Wednesday marks the first anniversary of my accident.
To mark the occasion properly, this morning we began our seven day ascent up Mount Kilimanjaro, Tanzania, Africa, Earth, Orion Arm, Gould Belt, Milky Way Galaxy.
Kilimanjaro means "shining" or "glittering" mountain in Swahili and is one of the world's so-called "Seven Summits" of mountaineering, referring to the highest peak on each continent. The summit stands nearly 6km above the surface of the earth and its snowy peak is an equatorial anomaly.
We have chosen to take the Machame route as our guide up the mountain. The route takes 7 days but has a greater chance of success as there is more time to acclimatize to the extreme altitude. We travel with an experienced guide and a slammin' camera.
I've been told varying statistics of people who actually make it to the top ranging from 1 in 10 on the low end to 5 in 8 on the upper end. Some of the fittest people in the world are air-lifted off the mountain each day due to the effects of altitude sickness. It's impossible to predict based on age, sex or even physical condition.
I desperately want to make it to the top of course, but I'm keeping my expectations in check. It's about the journey and the experience, not the summit. This is about marking how far I've come from that hospital bed, not ending up in another one. I'll be making daily assessments of my condition and won't do anything to put us in jeopardy.
The plan, if all goes well, is to make our summit attempt on October 10th (day 6). We'll begin the strenuous 17 hour trek to 19,340 feet or 5,895 meters, starting out from the Barafu summit base camp just after midnight.
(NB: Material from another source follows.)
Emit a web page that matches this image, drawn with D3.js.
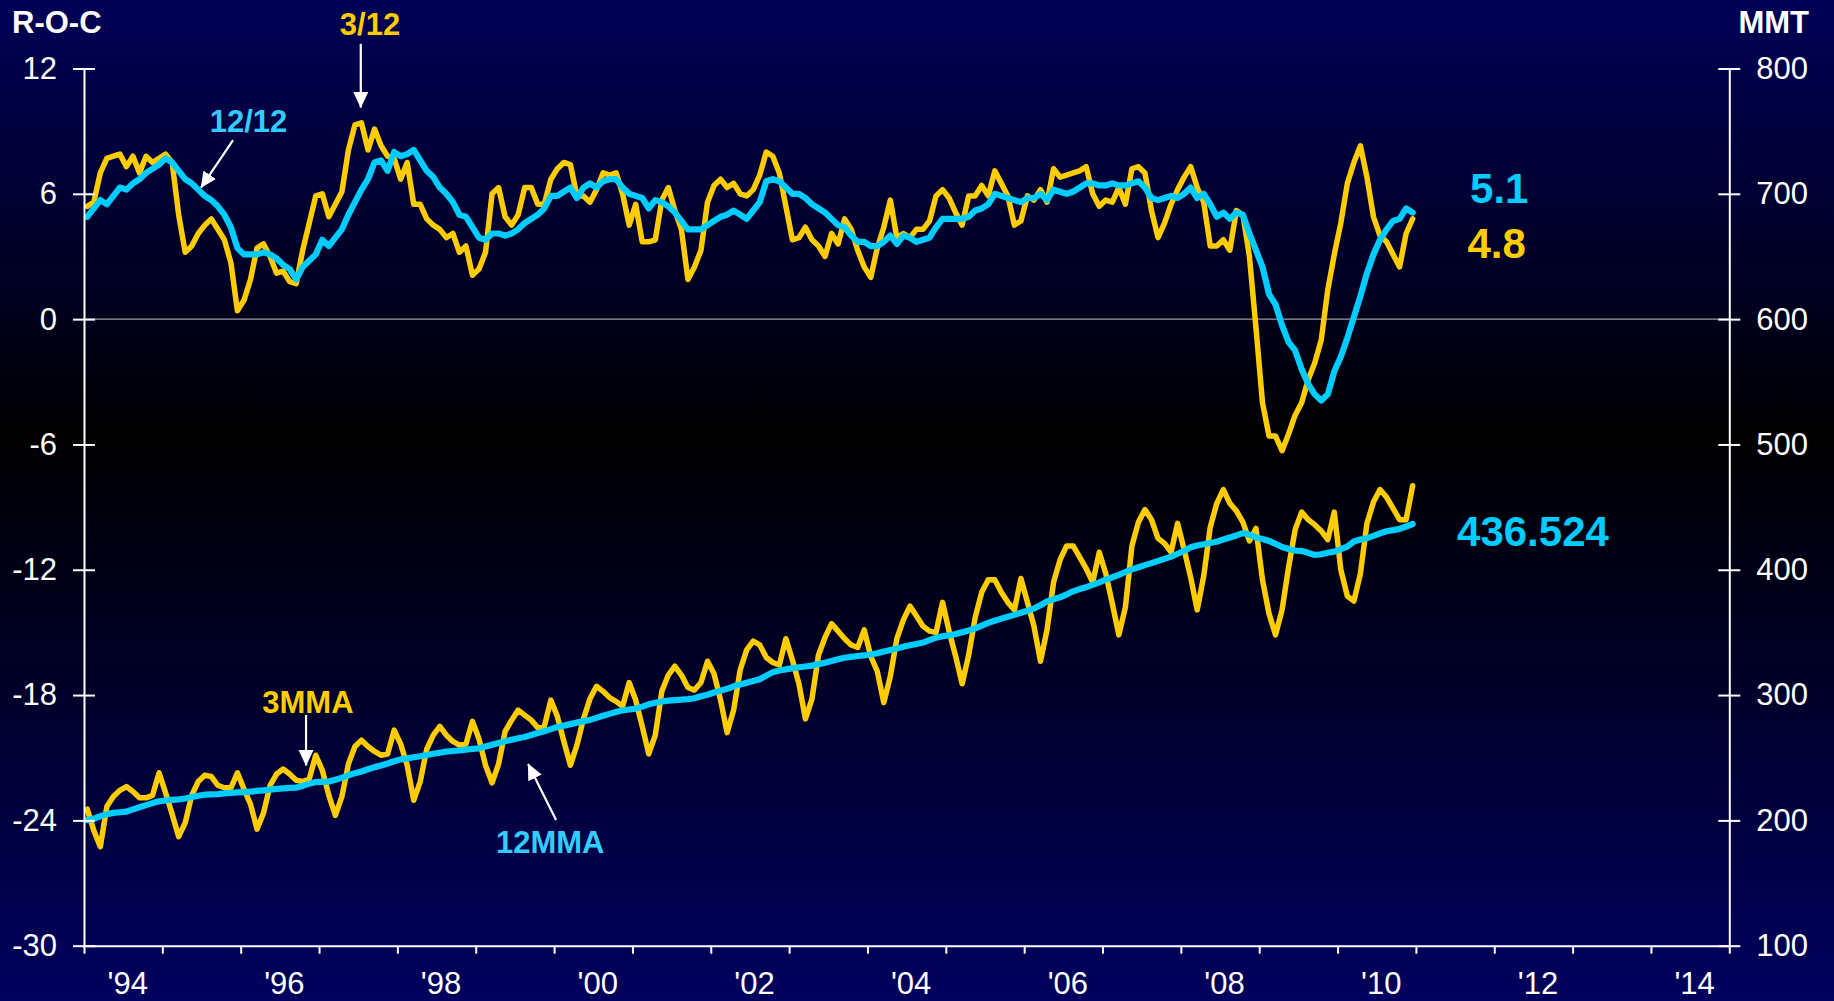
<!DOCTYPE html>
<html><head><meta charset="utf-8">
<script src="https://cdn.jsdelivr.net/npm/d3@7"></script>
<style>
html,body{margin:0;padding:0;background:#000;}
svg{display:block;}
</style></head><body>
<svg id="chart" width="1834" height="1001"></svg>
<script>
// ---- DATA: monthly, Jan 1994 .. Dec 2010 (one row per year) ----
const startYear = 1994;
const roc3 = [ // 3/12 rate of change (%), left axis
  5.4, 5.6, 7.0, 7.7, 7.8, 7.9, 7.3, 7.8, 7.0, 7.8, 7.5, 7.7,
  7.9, 7.5, 5.0, 3.2, 3.5, 4.1, 4.5, 4.8, 4.3, 3.8, 2.7, 0.4,
  0.9, 1.9, 3.4, 3.6, 3.0, 2.2, 2.3, 1.8, 1.7, 3.3, 4.6, 5.9,
  6.0, 4.9, 5.5, 6.1, 8.1, 9.3, 9.4, 8.1, 9.1, 8.3, 7.8, 7.7,
  6.7, 7.5, 5.5, 5.5, 4.8, 4.5, 4.3, 3.9, 4.1, 3.2, 3.5, 2.1,
  2.4, 3.2, 6.0, 6.3, 4.9, 4.5, 5.0, 6.3, 6.3, 5.5, 5.5, 6.7,
  7.2, 7.5, 7.4, 5.9, 5.9, 5.6, 6.2, 7.0, 6.9, 7.0, 6.0, 4.5,
  5.5, 3.7, 3.7, 3.8, 5.7, 6.3, 5.2, 4.3, 1.9, 2.5, 3.3, 5.6,
  6.4, 6.7, 6.3, 6.5, 6.0, 5.9, 6.2, 6.9, 8.0, 7.8, 7.0, 5.4,
  3.8, 3.9, 4.4, 3.8, 3.5, 3.0, 4.1, 3.6, 4.8, 4.3, 3.3, 2.5,
  2.0, 3.4, 4.4, 5.7, 3.9, 4.1, 3.9, 4.3, 4.3, 4.7, 5.9, 6.2,
  5.8, 5.1, 4.5, 5.9, 5.9, 6.4, 5.9, 7.1, 6.5, 5.9, 4.5, 4.7,
  5.9, 5.7, 6.2, 5.6, 7.2, 6.8, 6.9, 7.0, 7.1, 7.3, 6.0, 5.4,
  5.7, 5.6, 6.3, 5.5, 7.2, 7.3, 7.0, 5.2, 3.9, 4.6, 5.5, 6.2,
  6.8, 7.3, 6.3, 5.6, 3.5, 3.5, 3.8, 3.3, 5.2, 5.0, 3.0, -0.4,
  -4.0, -5.6, -5.6, -6.3, -5.5, -4.6, -4.0, -2.9, -2.1, -1.0, 1.4, 3.1,
  4.6, 6.5, 7.5, 8.3, 6.8, 4.9, 4.0, 3.7, 3.1, 2.5, 4.1, 4.8
];
const roc12 = [ // 12/12 rate of change (%), left axis
  4.9, 5.3, 5.7, 5.5, 5.9, 6.3, 6.2, 6.5, 6.7, 7.0, 7.2, 7.4,
  7.7, 7.5, 7.1, 6.7, 6.5, 6.2, 5.9, 5.7, 5.4, 5.0, 4.4, 3.4,
  3.1, 3.1, 3.1, 3.2, 3.1, 2.9, 2.6, 2.4, 1.9, 2.5, 2.8, 3.1,
  3.8, 3.5, 3.9, 4.3, 5.0, 5.6, 6.2, 6.7, 7.5, 7.6, 7.1, 8.0,
  7.8, 7.9, 8.1, 7.6, 7.1, 6.8, 6.3, 6.0, 5.6, 5.0, 4.9, 4.4,
  3.9, 3.8, 4.1, 4.1, 4.0, 4.1, 4.3, 4.6, 4.8, 5.0, 5.3, 5.9,
  5.9, 6.1, 6.3, 5.8, 6.3, 6.5, 6.3, 6.6, 6.7, 6.7, 6.3, 6.0,
  5.9, 5.8, 5.3, 5.7, 5.6, 5.4, 5.1, 4.7, 4.3, 4.3, 4.3, 4.5,
  4.7, 4.9, 5.0, 5.2, 5.0, 4.8, 5.2, 5.6, 6.6, 6.7, 6.6, 6.3,
  6.0, 6.0, 5.8, 5.5, 5.3, 5.1, 4.8, 4.5, 4.4, 4.0, 3.7, 3.7,
  3.5, 3.5, 3.7, 4.0, 3.6, 4.0, 3.9, 3.7, 3.8, 3.9, 4.4, 4.8,
  4.8, 4.8, 4.8, 4.9, 5.2, 5.3, 5.5, 6.0, 5.9, 5.8, 5.7, 5.6,
  5.8, 5.8, 6.0, 5.7, 6.2, 6.1, 6.0, 6.1, 6.3, 6.5, 6.5, 6.4,
  6.4, 6.5, 6.4, 6.4, 6.5, 6.6, 6.3, 5.8, 5.7, 5.8, 5.9, 5.8,
  6.0, 6.3, 5.8, 6.0, 5.5, 4.9, 5.1, 4.8, 5.1, 5.0, 4.1, 3.3,
  2.5, 1.2, 0.7, -0.3, -1.1, -1.5, -2.4, -3.1, -3.6, -3.9, -3.6, -2.5,
  -1.8, -0.9, 0.1, 1.1, 2.2, 3.1, 3.8, 4.3, 4.7, 4.8, 5.3, 5.1
];
const mma3 = [ // 3-month moving average (MMT), right axis
  209, 192, 179, 211, 219, 224, 227, 223, 218, 218, 220, 238,
  222, 205, 187, 198, 220, 231, 236, 235, 228, 226, 226, 238,
  225, 213, 193, 206, 228, 237, 241, 237, 232, 231, 233, 252,
  240, 220, 204, 219, 245, 259, 264, 259, 255, 252, 253, 272,
  261, 244, 216, 231, 257, 268, 275, 268, 263, 260, 261, 279,
  265, 244, 230, 245, 271, 280, 288, 284, 280, 274, 275, 296,
  283, 263, 244, 260, 281, 297, 307, 303, 298, 295, 291, 310,
  296, 275, 253, 268, 303, 316, 323, 316, 306, 304, 310, 327,
  317, 296, 270, 288, 320, 336, 343, 340, 330, 326, 324, 345,
  328, 309, 281, 297, 332, 346, 357, 351, 345, 340, 338, 352,
  331, 319, 294, 315, 345, 360, 371, 363, 355, 351, 350, 374,
  351, 331, 309, 332, 362, 382, 392, 392, 382, 374, 368, 393,
  374, 355, 327, 352, 390, 408, 419, 419, 410, 401, 390, 414,
  397, 373, 348, 370, 419, 438, 448, 440, 425, 421, 414, 437,
  416, 394, 368, 395, 434, 453, 464, 453, 447, 438, 423, 433,
  392, 365, 348, 368, 402, 432, 446, 440, 436, 431, 424, 446,
  400, 379, 375, 397, 437, 454, 464, 458, 449, 440, 440, 467
];
const mma12 = [ // 12-month moving average (MMT), right axis
  200.2, 201.4, 203.3, 205.0, 206.0, 206.5, 207.0, 208.8, 210.5, 212.2, 213.8, 215.2,
  215.9, 216.3, 216.8, 217.5, 218.6, 219.7, 220.5, 220.8, 221.0, 221.5, 221.9, 222.3,
  222.6, 223.0, 223.5, 224.0, 224.6, 225.2, 225.6, 226.0, 226.2, 227.5, 229.3, 230.6,
  230.8, 231.0, 232.5, 234.0, 236.0, 237.7, 239.0, 240.8, 242.5, 243.8, 245.4, 247.2,
  248.7, 249.5, 250.4, 251.2, 252.2, 253.2, 254.0, 254.9, 255.4, 255.9, 256.5, 257.0,
  257.5, 259.0, 260.4, 261.8, 263.2, 264.4, 265.5, 266.6, 268.2, 269.8, 271.2, 272.8,
  274.5, 275.6, 276.8, 278.0, 279.2, 280.2, 281.8, 283.5, 285.0, 286.5, 287.8, 288.5,
  289.2, 290.8, 292.6, 293.8, 294.9, 295.6, 296.0, 296.3, 296.8, 297.5, 299.0, 300.3,
  302.0, 303.5, 305.0, 307.0, 308.5, 309.8, 311.2, 312.6, 315.5, 318.3, 319.7, 320.5,
  321.5, 322.2, 322.8, 323.5, 324.7, 325.8, 327.1, 328.5, 329.8, 330.5, 331.2, 331.7,
  332.4, 333.4, 334.7, 336.0, 337.2, 338.5, 339.8, 340.8, 341.9, 343.8, 345.8, 346.9,
  347.6, 348.7, 350.2, 351.6, 353.2, 355.4, 357.6, 359.3, 361.0, 362.5, 364.0, 365.7,
  367.3, 369.0, 371.7, 374.8, 376.5, 378.0, 380.3, 382.8, 384.6, 386.1, 388.0, 389.9,
  392.1, 394.0, 396.0, 398.2, 400.3, 402.0, 403.7, 405.3, 407.0, 408.7, 410.5, 412.8,
  415.0, 418.0, 419.4, 420.3, 421.4, 422.3, 424.2, 425.8, 427.4, 429.3, 428.0, 425.8,
  424.6, 423.0, 420.7, 418.2, 416.6, 415.3, 415.0, 413.5, 411.8, 412.4, 413.6, 414.5,
  416.5, 418.5, 422.5, 424.2, 425.2, 427.0, 429.0, 430.7, 431.6, 432.6, 434.5, 436.524
];
const leftTicks  = [-30, -24, -18, -12, -6, 0, 6, 12];
const rightTicks = [100, 200, 300, 400, 500, 600, 700, 800];
const yearLabels = ["'94","'96","'98","'00","'02","'04","'06","'08","'10","'12","'14"];
const totalYears = 21; // axis spans 1994..2014
const endLabels = { roc12: "5.1", roc3: "4.8", mma12: "436.524" };
const seriesNames = { roc3: "3/12", roc12: "12/12", mma3: "3MMA", mma12: "12MMA" };

// ---- LAYOUT ----
const W = 1834, H = 1001;
const plot = { left: 84, right: 1729.3, top: 68.5, bottom: 945.7 };
const YELLOW = "#FFCC00", CYAN = "#00CCFF", CYAN_LABEL = "#33CCFF";
const FONT = "'Liberation Sans', Arial, Helvetica, sans-serif";

const svg = d3.select("#chart");
const defs = svg.append("defs");
const grad = defs.append("linearGradient").attr("id","bg").attr("x1",0).attr("y1",0).attr("x2",0).attr("y2",1);
[["0%","#000056"],["30%","#000020"],["43%","#000000"],["100%","#00005E"]]
  .forEach(([o,c]) => grad.append("stop").attr("offset",o).attr("stop-color",c));
defs.append("marker").attr("id","arrow").attr("viewBox","0 0 16 16")
  .attr("refX",15.5).attr("refY",8).attr("markerWidth",16).attr("markerHeight",16)
  .attr("markerUnits","userSpaceOnUse").attr("orient","auto")
  .append("path").attr("d","M0,0.5 L16,8 L0,15.5 Z").attr("fill","#fff");

svg.append("rect").attr("width",W).attr("height",H).attr("fill","url(#bg)");

const nMonths = totalYears * 12;
const x  = d3.scaleLinear().domain([0, nMonths]).range([plot.left, plot.right]);
const yL = d3.scaleLinear().domain([-30, 12]).range([plot.bottom, plot.top]);
const yR = d3.scaleLinear().domain([100, 800]).range([plot.bottom, plot.top]);

// zero line
svg.append("line").attr("x1", x(0)).attr("x2", x(nMonths))
  .attr("y1", yL(0)).attr("y2", yL(0))
  .attr("stroke","#9a9aa8").attr("stroke-width",1.2);

// series
const lineL = d3.line().x((d,i) => x(i + 0.5)).y(d => yL(d));
const lineR = d3.line().x((d,i) => x(i + 0.5)).y(d => yR(d));
const seriesG = svg.append("g").attr("fill","none").attr("stroke-linejoin","round").attr("stroke-linecap","round");
seriesG.append("path").attr("d", lineR(mma3)).attr("stroke",YELLOW).attr("stroke-width",5.5);
seriesG.append("path").attr("d", lineR(mma12)).attr("stroke",CYAN).attr("stroke-width",6.2);
seriesG.append("path").attr("d", lineL(roc3)).attr("stroke",YELLOW).attr("stroke-width",5.5);
seriesG.append("path").attr("d", lineL(roc12)).attr("stroke",CYAN).attr("stroke-width",6.2);

// axes
function styleAxis(g){
  g.selectAll("path.domain").attr("stroke","#fff").attr("stroke-width",2);
  g.selectAll(".tick line").attr("stroke","#fff").attr("stroke-width",2);
  g.selectAll("text").attr("fill","#fff").style("font-family",FONT).style("font-size","31px");
}
const gL = svg.append("g").attr("transform",`translate(${x(0)},0)`)
  .call(d3.axisLeft(yL).tickValues(leftTicks).tickSizeInner(11).tickSizeOuter(0).tickPadding(16).tickFormat(d => String(d)));
gL.selectAll(".tick line").attr("x1", 11);
styleAxis(gL);

const gR = svg.append("g").attr("transform",`translate(${x(nMonths)},0)`)
  .call(d3.axisRight(yR).tickValues(rightTicks).tickSizeInner(11).tickSizeOuter(0).tickPadding(16).tickFormat(d => String(d)));
gR.selectAll(".tick line").attr("x1", -11);
styleAxis(gR);

const gB = svg.append("g").attr("transform",`translate(0,${yL(-30)})`)
  .call(d3.axisBottom(x).tickValues(d3.range(0, nMonths + 1, 12)).tickSizeInner(8).tickSizeOuter(0).tickFormat(""));
styleAxis(gB);

const gBL = svg.append("g").attr("transform",`translate(0,${yL(-30)})`)
  .call(d3.axisBottom(x).tickValues(yearLabels.map((d,i) => 6 + 24*i)).tickSize(0).tickPadding(26)
    .tickFormat((d,i) => yearLabels[i]));
gBL.select("path.domain").remove();
styleAxis(gBL);
gBL.selectAll("text").attr("dx", 4);

// axis titles
svg.append("text").attr("x", 12).attr("y", 33).text("R-O-C")
  .attr("fill","#fff").style("font-family",FONT).style("font-size","31px").style("font-weight","bold");
svg.append("text").attr("x", 1809).attr("y", 33).attr("text-anchor","end").text("MMT")
  .attr("fill","#fff").style("font-family",FONT).style("font-size","31px").style("font-weight","bold");

// annotations (positioned in data units through the scales)
const notes = [
  { text: seriesNames.roc3,  color: YELLOW,     scale: yL, tx: 43.8, ty: 13.6,  a: [42.39, 13.18, 42.39, 10.13] },
  { text: seriesNames.roc12, color: CYAN_LABEL, scale: yL, tx: 25.2, ty: 8.97,  a: [22.83, 8.57, 17.92, 6.30] },
  { text: seriesNames.mma3,  color: YELLOW,     scale: yR, tx: 34.3, ty: 285.9, a: [34.01, 284.1, 34.01, 243.8] },
  { text: seriesNames.mma12, color: CYAN_LABEL, scale: yR, tx: 71.4, ty: 173.7, a: [72.31, 200.3, 68.02, 245.0] }
];
notes.forEach(n => {
  svg.append("text").attr("x", x(n.tx)).attr("y", n.scale(n.ty)).attr("text-anchor","middle")
    .text(n.text).attr("fill", n.color).style("font-family",FONT).style("font-size","31px").style("font-weight","bold");
  svg.append("line").attr("x1", x(n.a[0])).attr("y1", n.scale(n.a[1]))
    .attr("x2", x(n.a[2])).attr("y2", n.scale(n.a[3]))
    .attr("stroke","#fff").attr("stroke-width",2.2).attr("marker-end","url(#arrow)");
});

// latest values
const ends = [
  { text: endLabels.roc12, color: CYAN,   scale: yL, tx: 212.3, ty: 5.575 },
  { text: endLabels.roc3,  color: YELLOW, scale: yL, tx: 211.9, ty: 2.91 },
  { text: endLabels.mma12, color: CYAN,   scale: yR, tx: 210.3, ty: 418.96 }
];
ends.forEach(e => {
  svg.append("text").attr("x", x(e.tx)).attr("y", e.scale(e.ty)).text(e.text)
    .attr("fill", e.color).style("font-family",FONT).style("font-size","42px").style("font-weight","bold");
});
</script>
</body></html>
The temperature should be around -23 degrees Celsius (-10 F) and we'll do the majority of the steep climb in the dark.
It will also be my first attempt to walk in snow on a prosthetic leg, but hey I'm Canadian, it's in my blood.
With me I have a list of names of every person who has helped me through this last year: my friends, my family, my support network, etc, right down to "Wally, the friendly dude who sold me my hiking boots". When the going gets really tough, I'm going to read that list to keep me going, assuming I'm not insane from oxygen deprivation.
I honestly don't know how we'll do, but I hope to have the courage to keep plodding along when things get really tough. I'm going to take it one step at a time, one foot in front of the other.
I'm prepared for whatever comes, but if they take me off this mountain, it won't be for lack of will, I can promise you that.
Note: This post was pre-written and pre-scheduled to be published, so unfortunately I will be unable to respond to your comments at this time. I'll respond when I return!